= John Du Cameron =

John Du Cameron (Iain Dubh Camshròn) (executed 23 November 1753) was a Scottish Sergeant in the French Royal Army who came back to Scotland to fight for Prince Charles Edward Stuart during the Jacobite rising of 1745. When the rebellion failed he took to the hills with a band of renegades and fought on until he was captured and hanged in 1753. He is better known by the name of Sergent Mòr (Mòr the Scottish Gaelic for "largeness of size" or "greatness of character").

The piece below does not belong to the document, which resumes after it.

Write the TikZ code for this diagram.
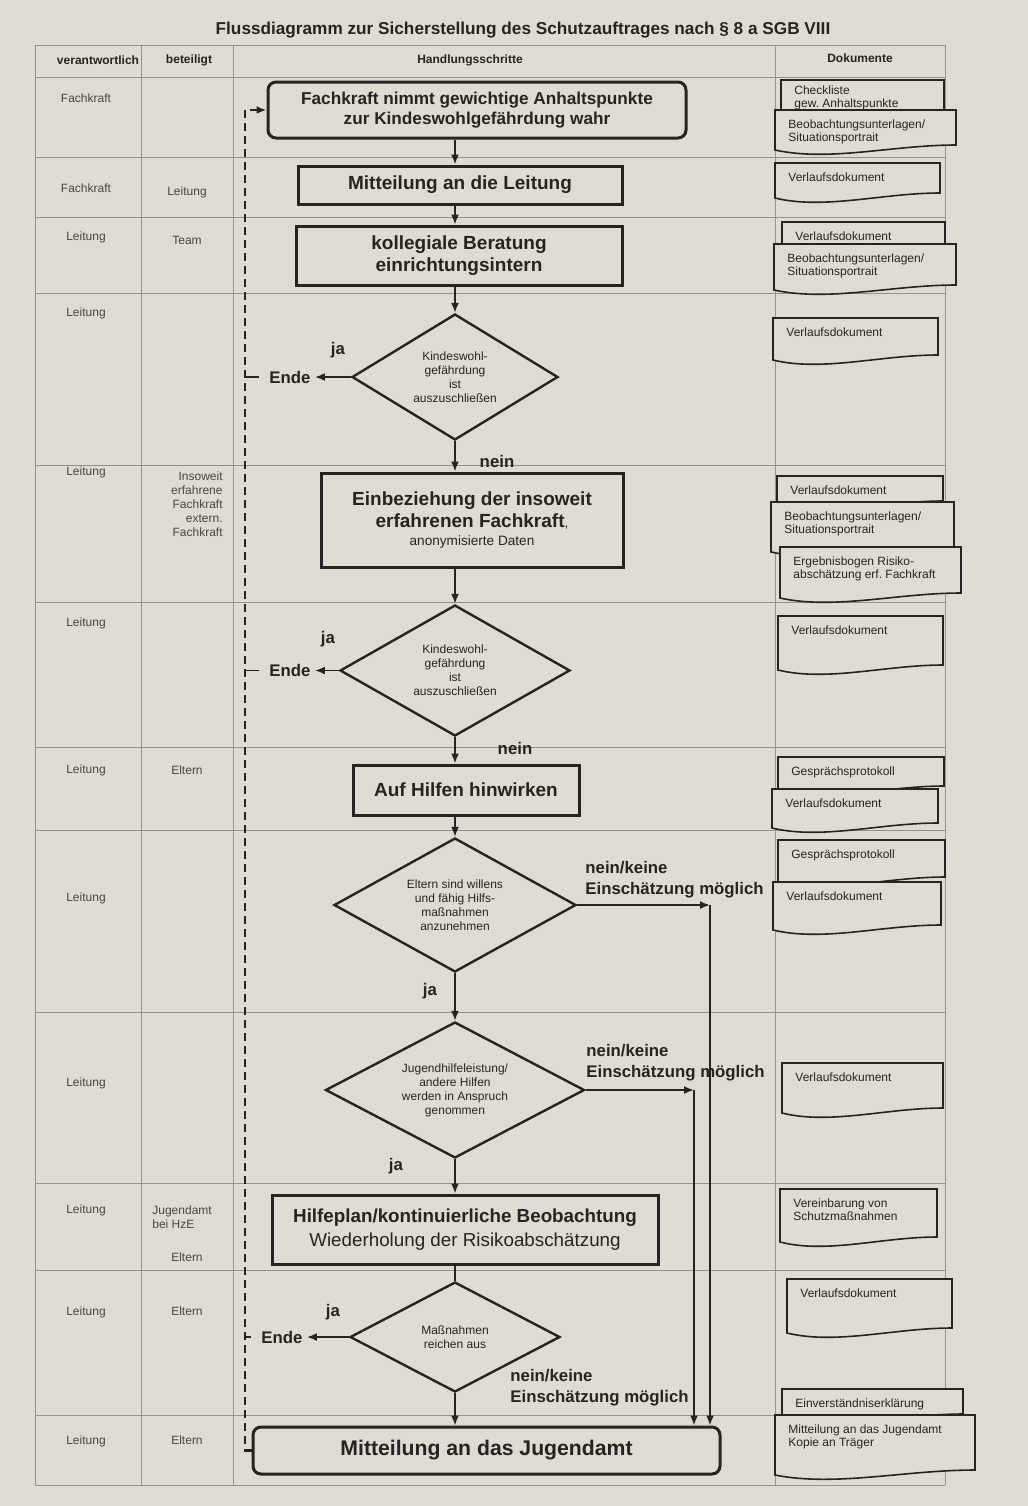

He was viewed as a brigand, however, by those who opposed him and his victims in the counties in which he operated (Perth, Inverness and Argyle), but a folk hero to those who sympathised with the aims of the rebellion (as shown by the mention of Sergeant Mòr in The Bonnie Banks o' Loch Lomond, a poem by Andrew Lang).

==Capture==

Cameron, having no fixed abode and facing the consequences of having served in the French army, and also of having supported the Jacobite rising, formed a party of freebooters, and took up his residence in the mountains between the counties of Perth, Inverness and Argyll. He carried on a system of spoliation by carrying off cattle that belonged to people he called his enemies, and also blackmailing people. He had for a long time slept in a barn on the farm of Dunan in Rannoch, but he was betrayed and one night while he was asleep in the barn, in the year 1753, he was apprehended by a party of men led by Hector Munro, 8th laird of Novar. Cameron was a powerful man and shook off all of the soldiers who had hold of him, and attempted to escape. However, he was overpowered by the remainder of the party, who had stayed outside. Cameron was carried to Perth where he was tried for murder as well as for various acts of theft and cattle stealing. He was found guilty and executed at Perth in 1753. It was generally believed locally that Cameron had been betrayed by the man whose barn he had been sleeping in.